● **WHAT YOU NEED TO DO**
Extract all data as written.

--- --- ---

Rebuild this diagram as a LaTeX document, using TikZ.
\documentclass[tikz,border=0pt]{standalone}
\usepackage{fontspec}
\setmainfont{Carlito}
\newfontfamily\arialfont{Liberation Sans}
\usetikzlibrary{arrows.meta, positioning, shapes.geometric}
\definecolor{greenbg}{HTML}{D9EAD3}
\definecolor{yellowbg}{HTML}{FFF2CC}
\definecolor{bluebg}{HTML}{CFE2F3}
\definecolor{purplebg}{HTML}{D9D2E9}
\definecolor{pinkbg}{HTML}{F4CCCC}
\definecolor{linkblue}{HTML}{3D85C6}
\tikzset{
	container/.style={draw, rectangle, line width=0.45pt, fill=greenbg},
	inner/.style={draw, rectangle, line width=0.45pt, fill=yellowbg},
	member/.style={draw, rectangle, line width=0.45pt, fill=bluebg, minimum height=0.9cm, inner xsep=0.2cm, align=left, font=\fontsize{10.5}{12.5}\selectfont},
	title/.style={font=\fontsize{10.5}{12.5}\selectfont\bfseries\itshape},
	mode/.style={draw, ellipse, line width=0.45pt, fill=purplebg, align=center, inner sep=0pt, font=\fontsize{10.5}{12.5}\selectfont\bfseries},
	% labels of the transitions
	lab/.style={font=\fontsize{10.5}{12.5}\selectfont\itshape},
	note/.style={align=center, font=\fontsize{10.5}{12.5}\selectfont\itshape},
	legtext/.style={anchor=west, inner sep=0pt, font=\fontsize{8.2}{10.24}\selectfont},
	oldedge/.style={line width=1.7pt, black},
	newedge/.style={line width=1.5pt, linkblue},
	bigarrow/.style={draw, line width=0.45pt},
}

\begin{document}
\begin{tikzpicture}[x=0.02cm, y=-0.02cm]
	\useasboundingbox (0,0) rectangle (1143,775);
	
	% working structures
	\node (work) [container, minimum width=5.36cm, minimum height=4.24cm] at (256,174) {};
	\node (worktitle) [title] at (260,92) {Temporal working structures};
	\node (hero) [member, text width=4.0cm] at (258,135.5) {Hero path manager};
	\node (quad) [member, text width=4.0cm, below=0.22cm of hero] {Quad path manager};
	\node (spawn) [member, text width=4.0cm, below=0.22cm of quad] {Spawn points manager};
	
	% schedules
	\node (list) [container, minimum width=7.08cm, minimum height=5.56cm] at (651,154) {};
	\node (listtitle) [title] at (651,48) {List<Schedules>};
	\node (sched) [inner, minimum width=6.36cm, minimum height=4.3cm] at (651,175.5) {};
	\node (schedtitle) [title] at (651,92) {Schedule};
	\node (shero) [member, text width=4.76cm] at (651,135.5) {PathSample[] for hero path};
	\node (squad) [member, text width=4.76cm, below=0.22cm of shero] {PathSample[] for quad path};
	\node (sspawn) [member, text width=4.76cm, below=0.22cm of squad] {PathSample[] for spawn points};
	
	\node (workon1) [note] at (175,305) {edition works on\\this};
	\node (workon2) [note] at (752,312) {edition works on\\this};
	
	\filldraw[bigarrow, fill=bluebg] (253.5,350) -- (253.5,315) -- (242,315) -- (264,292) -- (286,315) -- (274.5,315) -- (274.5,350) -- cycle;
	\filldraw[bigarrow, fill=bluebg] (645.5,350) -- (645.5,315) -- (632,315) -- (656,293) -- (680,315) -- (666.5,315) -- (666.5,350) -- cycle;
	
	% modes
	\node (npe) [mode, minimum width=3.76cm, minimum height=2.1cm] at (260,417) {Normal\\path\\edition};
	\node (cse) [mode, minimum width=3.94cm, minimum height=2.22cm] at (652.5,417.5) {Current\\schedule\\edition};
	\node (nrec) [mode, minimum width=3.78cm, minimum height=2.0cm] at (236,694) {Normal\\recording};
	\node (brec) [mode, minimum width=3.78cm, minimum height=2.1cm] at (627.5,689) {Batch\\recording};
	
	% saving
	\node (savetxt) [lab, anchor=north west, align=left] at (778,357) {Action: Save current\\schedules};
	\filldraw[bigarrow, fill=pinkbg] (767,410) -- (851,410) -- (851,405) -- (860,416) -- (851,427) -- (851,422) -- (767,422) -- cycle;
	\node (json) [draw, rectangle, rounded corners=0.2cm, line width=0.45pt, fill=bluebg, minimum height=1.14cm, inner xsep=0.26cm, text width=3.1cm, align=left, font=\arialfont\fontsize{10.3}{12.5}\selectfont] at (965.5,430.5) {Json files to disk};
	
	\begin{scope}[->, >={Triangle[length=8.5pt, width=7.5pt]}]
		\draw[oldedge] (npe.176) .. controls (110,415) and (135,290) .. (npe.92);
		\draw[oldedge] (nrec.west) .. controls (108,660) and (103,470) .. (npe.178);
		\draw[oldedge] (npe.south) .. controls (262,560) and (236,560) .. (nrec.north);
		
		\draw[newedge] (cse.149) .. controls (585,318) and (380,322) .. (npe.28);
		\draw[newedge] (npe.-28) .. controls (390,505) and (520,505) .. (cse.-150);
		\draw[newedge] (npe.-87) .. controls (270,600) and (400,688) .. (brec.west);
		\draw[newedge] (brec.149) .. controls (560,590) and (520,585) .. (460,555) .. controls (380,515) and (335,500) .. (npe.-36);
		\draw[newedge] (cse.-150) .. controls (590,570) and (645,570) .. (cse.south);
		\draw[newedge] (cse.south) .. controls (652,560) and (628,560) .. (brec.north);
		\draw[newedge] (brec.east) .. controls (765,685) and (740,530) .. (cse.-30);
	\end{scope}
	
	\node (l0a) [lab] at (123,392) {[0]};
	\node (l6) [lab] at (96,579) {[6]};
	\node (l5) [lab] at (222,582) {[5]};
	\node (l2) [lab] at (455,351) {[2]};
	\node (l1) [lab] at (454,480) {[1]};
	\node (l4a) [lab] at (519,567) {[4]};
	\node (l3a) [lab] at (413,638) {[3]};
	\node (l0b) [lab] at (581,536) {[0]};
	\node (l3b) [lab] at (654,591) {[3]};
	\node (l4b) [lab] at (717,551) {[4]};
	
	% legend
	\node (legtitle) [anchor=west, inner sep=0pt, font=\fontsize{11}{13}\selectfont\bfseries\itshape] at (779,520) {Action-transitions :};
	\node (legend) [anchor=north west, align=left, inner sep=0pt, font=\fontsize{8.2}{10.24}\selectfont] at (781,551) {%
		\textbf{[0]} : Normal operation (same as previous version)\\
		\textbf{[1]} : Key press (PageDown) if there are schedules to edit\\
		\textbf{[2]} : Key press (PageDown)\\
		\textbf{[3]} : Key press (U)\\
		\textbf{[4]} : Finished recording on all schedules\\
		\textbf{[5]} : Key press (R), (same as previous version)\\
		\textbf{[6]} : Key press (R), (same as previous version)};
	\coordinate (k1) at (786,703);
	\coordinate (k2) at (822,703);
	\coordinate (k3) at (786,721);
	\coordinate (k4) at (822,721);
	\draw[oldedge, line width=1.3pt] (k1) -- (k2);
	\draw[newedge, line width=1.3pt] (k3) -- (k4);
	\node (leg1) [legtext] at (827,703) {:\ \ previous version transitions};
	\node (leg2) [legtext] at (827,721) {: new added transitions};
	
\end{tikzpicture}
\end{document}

--- --- ---

● **RESULT BELOW**
Rebuild this diagram as a LaTeX document, using TikZ.
\documentclass[tikz,border=0pt]{standalone}
\usepackage{fontspec}
\setmainfont{Carlito}
\newfontfamily\arialfont{Liberation Sans}
\usetikzlibrary{arrows.meta, positioning, shapes.geometric}
\definecolor{greenbg}{HTML}{D9EAD3}
\definecolor{yellowbg}{HTML}{FFF2CC}
\definecolor{bluebg}{HTML}{CFE2F3}
\definecolor{purplebg}{HTML}{D9D2E9}
\definecolor{pinkbg}{HTML}{F4CCCC}
\definecolor{linkblue}{HTML}{3D85C6}
\tikzset{
	container/.style={draw, rectangle, line width=0.45pt, fill=greenbg},
	inner/.style={draw, rectangle, line width=0.45pt, fill=yellowbg},
	member/.style={draw, rectangle, line width=0.45pt, fill=bluebg, minimum height=0.9cm, inner xsep=0.2cm, align=left, font=\fontsize{10.5}{12.5}\selectfont},
	title/.style={font=\fontsize{10.5}{12.5}\selectfont\bfseries\itshape},
	mode/.style={draw, ellipse, line width=0.45pt, fill=purplebg, align=center, inner sep=0pt, font=\fontsize{10.5}{12.5}\selectfont\bfseries},
	% labels of the transitions
	lab/.style={font=\fontsize{10.5}{12.5}\selectfont\itshape},
	note/.style={align=center, font=\fontsize{10.5}{12.5}\selectfont\itshape},
	legtext/.style={anchor=west, inner sep=0pt, font=\fontsize{8.2}{10.24}\selectfont},
	oldedge/.style={line width=1.7pt, black},
	newedge/.style={line width=1.5pt, linkblue},
	bigarrow/.style={draw, line width=0.45pt},
}

\begin{document}
\begin{tikzpicture}[x=0.02cm, y=-0.02cm]
	\useasboundingbox (0,0) rectangle (1143,775);
	
	% working structures
	\node (work) [container, minimum width=5.36cm, minimum height=4.24cm] at (256,174) {};
	\node (worktitle) [title] at (260,92) {Temporal working structures};
	\node (hero) [member, text width=4.0cm] at (258,135.5) {Hero path manager};
	\node (quad) [member, text width=4.0cm, below=0.22cm of hero] {Quad path manager};
	\node (spawn) [member, text width=4.0cm, below=0.22cm of quad] {Spawn points manager};
	
	% schedules
	\node (list) [container, minimum width=7.08cm, minimum height=5.56cm] at (651,154) {};
	\node (listtitle) [title] at (651,48) {List<Schedules>};
	\node (sched) [inner, minimum width=6.36cm, minimum height=4.3cm] at (651,175.5) {};
	\node (schedtitle) [title] at (651,92) {Schedule};
	\node (shero) [member, text width=4.76cm] at (651,135.5) {PathSample[] for hero path};
	\node (squad) [member, text width=4.76cm, below=0.22cm of shero] {PathSample[] for quad path};
	\node (sspawn) [member, text width=4.76cm, below=0.22cm of squad] {PathSample[] for spawn points};
	
	\node (workon1) [note] at (175,305) {edition works on\\this};
	\node (workon2) [note] at (752,312) {edition works on\\this};
	
	\filldraw[bigarrow, fill=bluebg] (253.5,350) -- (253.5,315) -- (242,315) -- (264,292) -- (286,315) -- (274.5,315) -- (274.5,350) -- cycle;
	\filldraw[bigarrow, fill=bluebg] (645.5,350) -- (645.5,315) -- (632,315) -- (656,293) -- (680,315) -- (666.5,315) -- (666.5,350) -- cycle;
	
	% modes
	\node (npe) [mode, minimum width=3.76cm, minimum height=2.1cm] at (260,417) {Normal\\path\\edition};
	\node (cse) [mode, minimum width=3.94cm, minimum height=2.22cm] at (652.5,417.5) {Current\\schedule\\edition};
	\node (nrec) [mode, minimum width=3.78cm, minimum height=2.0cm] at (236,694) {Normal\\recording};
	\node (brec) [mode, minimum width=3.78cm, minimum height=2.1cm] at (627.5,689) {Batch\\recording};
	
	% saving
	\node (savetxt) [lab, anchor=north west, align=left] at (778,357) {Action: Save current\\schedules};
	\filldraw[bigarrow, fill=pinkbg] (767,410) -- (851,410) -- (851,405) -- (860,416) -- (851,427) -- (851,422) -- (767,422) -- cycle;
	\node (json) [draw, rectangle, rounded corners=0.2cm, line width=0.45pt, fill=bluebg, minimum height=1.14cm, inner xsep=0.26cm, text width=3.1cm, align=left, font=\arialfont\fontsize{10.3}{12.5}\selectfont] at (965.5,430.5) {Json files to disk};
	
	\begin{scope}[->, >={Triangle[length=8.5pt, width=7.5pt]}]
		\draw[oldedge] (npe.176) .. controls (110,415) and (135,290) .. (npe.92);
		\draw[oldedge] (nrec.west) .. controls (108,660) and (103,470) .. (npe.178);
		\draw[oldedge] (npe.south) .. controls (262,560) and (236,560) .. (nrec.north);
		
		\draw[newedge] (cse.149) .. controls (585,318) and (380,322) .. (npe.28);
		\draw[newedge] (npe.-28) .. controls (390,505) and (520,505) .. (cse.-150);
		\draw[newedge] (npe.-87) .. controls (270,600) and (400,688) .. (brec.west);
		\draw[newedge] (brec.149) .. controls (560,590) and (520,585) .. (460,555) .. controls (380,515) and (335,500) .. (npe.-36);
		\draw[newedge] (cse.-150) .. controls (590,570) and (645,570) .. (cse.south);
		\draw[newedge] (cse.south) .. controls (652,560) and (628,560) .. (brec.north);
		\draw[newedge] (brec.east) .. controls (765,685) and (740,530) .. (cse.-30);
	\end{scope}
	
	\node (l0a) [lab] at (123,392) {[0]};
	\node (l6) [lab] at (96,579) {[6]};
	\node (l5) [lab] at (222,582) {[5]};
	\node (l2) [lab] at (455,351) {[2]};
	\node (l1) [lab] at (454,480) {[1]};
	\node (l4a) [lab] at (519,567) {[4]};
	\node (l3a) [lab] at (413,638) {[3]};
	\node (l0b) [lab] at (581,536) {[0]};
	\node (l3b) [lab] at (654,591) {[3]};
	\node (l4b) [lab] at (717,551) {[4]};
	
	% legend
	\node (legtitle) [anchor=west, inner sep=0pt, font=\fontsize{11}{13}\selectfont\bfseries\itshape] at (779,520) {Action-transitions :};
	\node (legend) [anchor=north west, align=left, inner sep=0pt, font=\fontsize{8.2}{10.24}\selectfont] at (781,551) {%
		\textbf{[0]} : Normal operation (same as previous version)\\
		\textbf{[1]} : Key press (PageDown) if there are schedules to edit\\
		\textbf{[2]} : Key press (PageDown)\\
		\textbf{[3]} : Key press (U)\\
		\textbf{[4]} : Finished recording on all schedules\\
		\textbf{[5]} : Key press (R), (same as previous version)\\
		\textbf{[6]} : Key press (R), (same as previous version)};
	\coordinate (k1) at (786,703);
	\coordinate (k2) at (822,703);
	\coordinate (k3) at (786,721);
	\coordinate (k4) at (822,721);
	\draw[oldedge, line width=1.3pt] (k1) -- (k2);
	\draw[newedge, line width=1.3pt] (k3) -- (k4);
	\node (leg1) [legtext] at (827,703) {:\ \ previous version transitions};
	\node (leg2) [legtext] at (827,721) {: new added transitions};
	
\end{tikzpicture}
\end{document}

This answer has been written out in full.